Por que Rebeca Andrade não olha para o placar
Logo depois de ter passado por uma daquelas provas de fogo que funcionam como divisor de águas em uma trajetória, Rebeca Andrade, que levou a prata no individual geral da ginástica artística, na arena de Bercy, em Paris, apareceu com sua medalha de prata e uma boa dose de alívio. Deu certo.
E o ouro, afinal, chegou a achar que poderia conquistar ao longo do circuito que inclui os quatro aparelhos – salto, traves, barras assimétricas e solo? Ela diz que não ficou pensando nisso, mas manteve-se centrada no dela, sem olhar o placar que pairava sobre a plateia cheia de torcida pró-Rebeca.
São duas as razões para não mirar os décimos e centésimos que a toda hora pipocam na tela. “Não olho nada para não ficar na tensão pela nota das outras. Preciso estar tranquila”, justificou.
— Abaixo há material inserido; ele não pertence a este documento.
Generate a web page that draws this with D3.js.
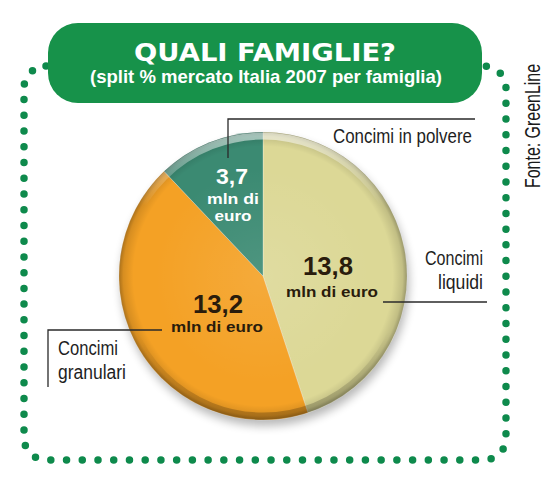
<!DOCTYPE html>
<html><head><meta charset="utf-8">
<script src="https://cdn.jsdelivr.net/npm/d3@7"></script>
<style>body{margin:0;background:#fff}svg{display:block}</style>
</head><body>
<script>
// ---- data ----
const categories = ["Concimi liquidi", "Concimi granulari", "Concimi in polvere"];
const values = [13.8, 13.2, 3.7];
const valueLabels = ["13,8", "13,2", "3,7"];
const unitLines = [["mln di euro"], ["mln di euro"], ["mln di", "euro"]];
const categoryLines = [["Concimi", "liquidi"], ["Concimi", "granulari"], ["Concimi in polvere"]];
const colors = ["#dcd896", "#f4a125", "#3b8a72"];
const title = "QUALI FAMIGLIE?";
const subtitle = "(split % mercato Italia 2007 per famiglia)";
const source = "Fonte: GreenLine";

// ---- layout ----
const W = 556, H = 480;
const cx = 263, cy = 276, R = 144;
const svg = d3.select("body").append("svg").attr("width", W).attr("height", H);
const defs = svg.append("defs");
const NARROW = "Liberation Sans, Arial, sans-serif";

// dotted frame
svg.append("rect").attr("x", 24).attr("y", 66).attr("width", 482).attr("height", 394)
  .attr("rx", 22).attr("fill", "none").attr("stroke", "#0e8a4c")
  .attr("stroke-width", 7.5).attr("stroke-linecap", "round")
  .attr("stroke-dasharray", "0 15.73");

// banner
svg.append("rect").attr("x", 48).attr("y", 23).attr("width", 434).attr("height", 80)
  .attr("rx", 30).attr("fill", "#17924a");
svg.append("text").attr("x", 265).attr("y", 61).attr("text-anchor", "middle")
  .attr("font-family", "DejaVu Sans").attr("font-weight", "bold").attr("font-size", 25)
  .attr("fill", "#fff").attr("textLength", 262).attr("lengthAdjust", "spacingAndGlyphs")
  .text(title);
svg.append("text").attr("x", 266).attr("y", 83).attr("text-anchor", "middle")
  .attr("font-family", "Liberation Sans, Arial, sans-serif").attr("font-weight", "bold").attr("font-size", 18.5)
  .attr("fill", "#fff").attr("textLength", 352).attr("lengthAdjust", "spacingAndGlyphs")
  .text(subtitle);

// source
svg.append("text").attr("transform", "translate(540,126) rotate(-90)").attr("text-anchor", "middle")
  .attr("font-family", NARROW).attr("font-size", 22)
  .attr("fill", "#1a1a1a").attr("textLength", 124).attr("lengthAdjust", "spacingAndGlyphs")
  .text(source);

// shadow
const blur = defs.append("filter").attr("id", "blur").attr("x", "-20%").attr("y", "-20%").attr("width", "140%").attr("height", "140%");
blur.append("feGaussianBlur").attr("stdDeviation", 5);
svg.append("circle").attr("cx", cx + 2).attr("cy", cy + 6).attr("r", R)
  .attr("fill", "#000").attr("opacity", 0.28).attr("filter", "url(#blur)");

// pie
const pie = d3.pie().sort(null).value(d => d)(values);
const arc = d3.arc().innerRadius(0).outerRadius(R);
const g = svg.append("g").attr("transform", `translate(${cx},${cy})`);
g.selectAll("path.slice").data(pie).join("path").attr("class", "slice")
  .attr("d", arc).attr("fill", (d, i) => colors[i])
  .attr("stroke", "rgba(255,255,255,0.35)").attr("stroke-width", 0.8);

// shading overlays
const rg = defs.append("radialGradient").attr("id", "rim");
[[0, "#fff", 0.1], [0.75, "#fff", 0], [0.9, "#000", 0], [0.97, "#000", 0.12], [1, "#000", 0.3]]
  .forEach(s => rg.append("stop").attr("offset", s[0]).attr("stop-color", s[1]).attr("stop-opacity", s[2]));
g.append("circle").attr("r", R).attr("fill", "url(#rim)");
const lg = defs.append("linearGradient").attr("id", "bevel").attr("x1", 0).attr("y1", 0).attr("x2", 0).attr("y2", 1);
[[0, "#fff", 0.55], [0.25, "#fff", 0], [0.7, "#000", 0], [1, "#000", 0.22]]
  .forEach(s => lg.append("stop").attr("offset", s[0]).attr("stop-color", s[1]).attr("stop-opacity", s[2]));
g.append("circle").attr("r", R - 4).attr("fill", "none").attr("stroke", "url(#bevel)").attr("stroke-width", 7);

// value labels (positions relative to pie centre)
const valuePos = [[65, -1], [-45, 37], [-31, -92]];
const unitPos = [[69, 21], [-46, 56], [-30, -72]];
const unitSize = [15, 15, 14.5];
const valueColor = ["#2a1c0c", "#2a1c0c", "#ffffff"];
const valueSize = [25, 25, 22];
pie.forEach((d, i) => {
  g.append("text").attr("text-anchor", "middle").attr("fill", valueColor[i])
    .attr("font-family", "Liberation Sans, Arial, sans-serif").attr("font-weight", "bold")
    .attr("x", valuePos[i][0]).attr("y", valuePos[i][1]).attr("font-size", valueSize[i])
    .attr("textLength", i === 2 ? 32 : 50).attr("lengthAdjust", "spacingAndGlyphs")
    .text(valueLabels[i]);
  unitLines[i].forEach((ln, j) => {
    g.append("text").attr("text-anchor", "middle").attr("fill", valueColor[i])
      .attr("font-family", "Liberation Sans, Arial, sans-serif").attr("font-weight", "bold")
      .attr("x", unitPos[i][0]).attr("y", unitPos[i][1] + j * 17).attr("font-size", unitSize[i])
      .attr("textLength", ln.length > 6 ? 92 : (ln.length === 6 ? 52 : 37)).attr("lengthAdjust", "spacingAndGlyphs")
      .text(ln);
  });
});

// leader lines
const leaders = ["M383,302H487", "M162,330H48V387", "M228,158V119H475"];
svg.selectAll("path.leader").data(leaders).join("path").attr("class", "leader")
  .attr("d", d => d).attr("fill", "none").attr("stroke", "#2a2a2a").attr("stroke-width", 1.3);

// category labels
const catPos = [[483, 265, "end"], [58, 355, "start"], [472, 143, "end"]];
const catWidths = [[58, 45], [60, 68], [139]];
categoryLines.forEach((lines, i) => {
  lines.forEach((ln, j) => svg.append("text").attr("text-anchor", catPos[i][2]).attr("fill", "#1e1e1e")
    .attr("font-family", NARROW).attr("font-size", 20)
    .attr("x", catPos[i][0]).attr("y", catPos[i][1] + j * 24)
    .attr("textLength", catWidths[i][j]).attr("lengthAdjust", "spacingAndGlyphs")
    .text(ln));
});
</script>
</body></html>
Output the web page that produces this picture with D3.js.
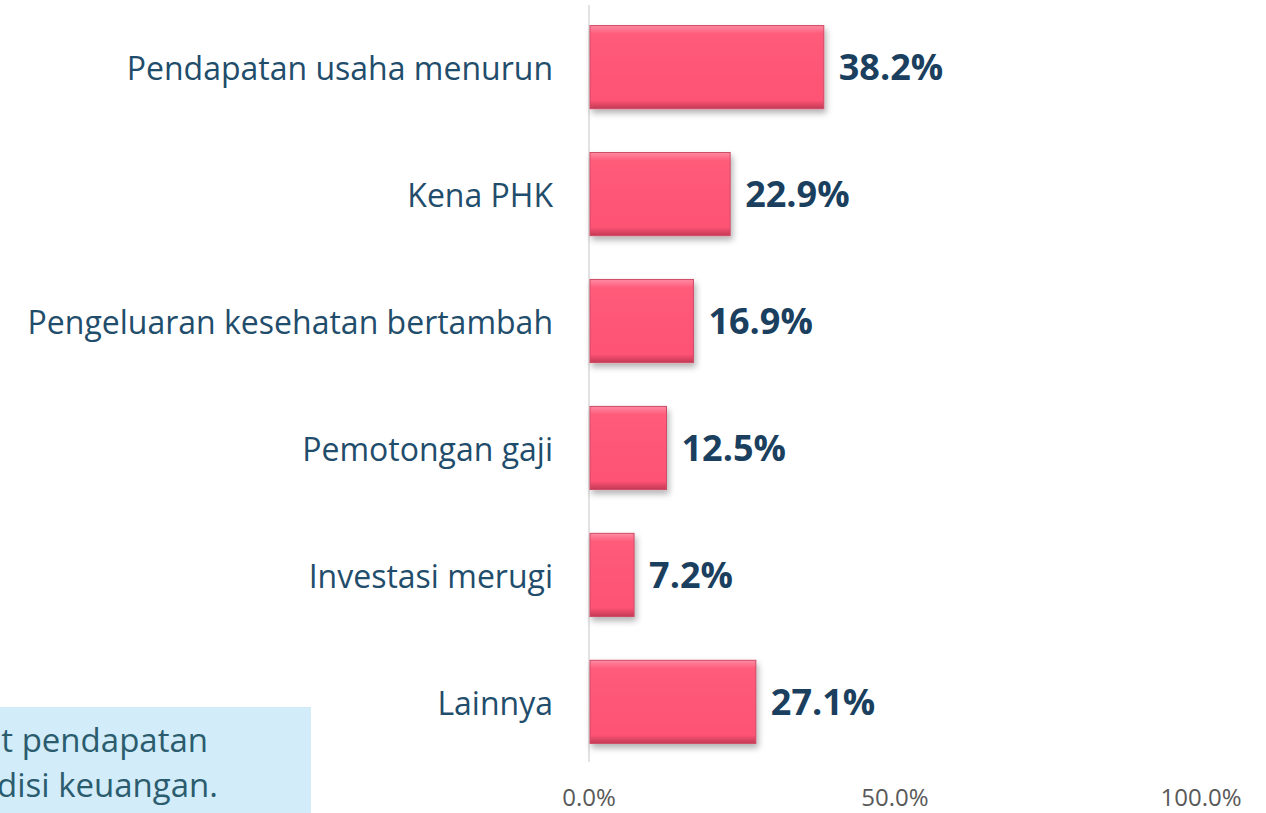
<!DOCTYPE html>
<html>
<head>
<meta charset="utf-8">
<script src="https://cdn.jsdelivr.net/npm/d3@7"></script>
<style>
  body { margin: 0; background: #fff; }
  svg { display: block; font-family: "Open Sans", "Noto Sans", sans-serif; }
</style>
</head>
<body>
<div id="chart"></div>
<script>
var categories = ["Pendapatan usaha menurun", "Kena PHK", "Pengeluaran kesehatan bertambah",
    "Pemotongan gaji", "Investasi merugi", "Lainnya"]
var values = [38.2, 22.9, 16.9, 12.5, 7.2, 27.1]
var ticks = [0, 50, 100]
var noteLines = ["tingkat pendapatan", "kondisi keuangan."]

var width = 1266, height = 813

var svg = d3.select("#chart").append("svg")
    .attr("width", width)
    .attr("height", height)

var defs = svg.append("defs")

// bevel look on the bars
var grad = defs.append("linearGradient")
    .attr("id", "barGrad")
    .attr("x1", "0%").attr("y1", "0%")
    .attr("x2", "0%").attr("y2", "100%")
grad.append("stop").attr("offset", "0%").attr("stop-color", "#ff8ba3")
grad.append("stop").attr("offset", "10%").attr("stop-color", "#ff5b7a")
grad.append("stop").attr("offset", "90%").attr("stop-color", "#fd5274")
grad.append("stop").attr("offset", "100%").attr("stop-color", "#c23a55")

var shadow = defs.append("filter").attr("id", "shadow")
    .attr("x", "-10%").attr("y", "-10%").attr("width", "130%").attr("height", "140%")
shadow.append("feDropShadow")
    .attr("dx", 2).attr("dy", 4).attr("stdDeviation", 3)
    .attr("flood-color", "#000").attr("flood-opacity", 0.3)

var x = d3.scaleLinear()
    .domain([0, 100])
    .range([589, 1201])

var y = d3.scaleBand()
    .domain(categories)
    .range([4, 765])
    .paddingInner(0.345)
    .paddingOuter(0.17)

// vertical axis line
svg.append("line")
    .attr("x1", x(0)).attr("x2", x(0))
    .attr("y1", 5).attr("y2", 762)
    .attr("stroke", "#d9d9d9")
    .attr("stroke-width", 1.5)

// bars
svg.selectAll(".bar")
    .data(values)
    .enter()
    .append("rect")
    .attr("class", "bar")
    .attr("x", x(0) + 1)
    .attr("y", (d, i) => y(categories[i]))
    .attr("width", d => x(d) - x(0))
    .attr("height", y.bandwidth())
    .attr("fill", "url(#barGrad)")
    .attr("stroke", "#d04a66")
    .attr("stroke-width", 1)
    .attr("filter", "url(#shadow)")

// category labels
svg.selectAll(".cat")
    .data(categories)
    .enter()
    .append("text")
    .attr("class", "cat")
    .attr("x", 553)
    .attr("y", d => y(d) + y.bandwidth() / 2)
    .attr("dy", "0.4em")
    .attr("text-anchor", "end")
    .attr("fill", "#1f4d6b")
    .style("font-size", "32px")
    .text(d => d)

// value labels
svg.selectAll(".val")
    .data(values)
    .enter()
    .append("text")
    .attr("class", "val")
    .attr("x", d => x(d) + 16)
    .attr("y", (d, i) => y(categories[i]) + y.bandwidth() / 2)
    .attr("dy", "0.36em")
    .attr("fill", "#1b3f5e")
    .style("font-size", "36px")
    .style("font-weight", "bold")
    .text(d => d.toFixed(1) + "%")

// x tick labels
svg.selectAll(".tick")
    .data(ticks)
    .enter()
    .append("text")
    .attr("class", "tick")
    .attr("x", d => x(d))
    .attr("y", 806)
    .attr("text-anchor", "middle")
    .attr("fill", "#595959")
    .style("font-size", "24px")
    .text(d => d.toFixed(1) + "%")

// note box at bottom left (cut off by the frame)
svg.append("rect")
    .attr("x", 0).attr("y", 707)
    .attr("width", 311).attr("height", 106)
    .attr("fill", "#d2ecf9")

svg.selectAll(".note")
    .data(noteLines)
    .enter()
    .append("text")
    .attr("class", "note")
    .attr("x", (d, i) => i === 0 ? 208 : 218)
    .attr("y", (d, i) => 752 + i * 45)
    .attr("text-anchor", "end")
    .attr("fill", "#2b5c6e")
    .style("font-size", "33px")
    .text(d => d)
</script>
</body>
</html>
O outro motivo quem revela é gente próxima. “Rebeca é míope e não consegue enxergar aqueles números lá longe”, diz Aline Wolff, a psicóloga do COB que a acompanha.
“Sou bem humaninha”
A atleta que se tornou a brasileira com mais medalhas no currículo – e ainda têm chances de outras três nestes Jogos – conta que se sentiu bem à vontade na prova, sob o controle de corpo e mente. “Pensei em cada movimento que fiz”, relata.
Normalmente, Rebeca prefere não olhar a exibição das colegas de tablado – mais uma de suas estratégias para espantar a ansiedade -, mas desta vez resolveu ver tudo. Por quê? “Queria ter a experiência completa, estou em Paris.”
Aí veio à tona o assunto Simone Biles, a extraordinária ginasta que conquistou o ouro, o sexto de sua bem-sucedida carreira. Alguém menciona a americana como “extra-terrestre” e logo Rebeca reage: “Extra-terrestre? Não. Eu sou bem humaninha.”
Quando toda a batalha pelo pódio terminar, aliás, é o mais humano dos desejos que a dona da prata acalenta: “Só quero ver os meus cachorrinhos.”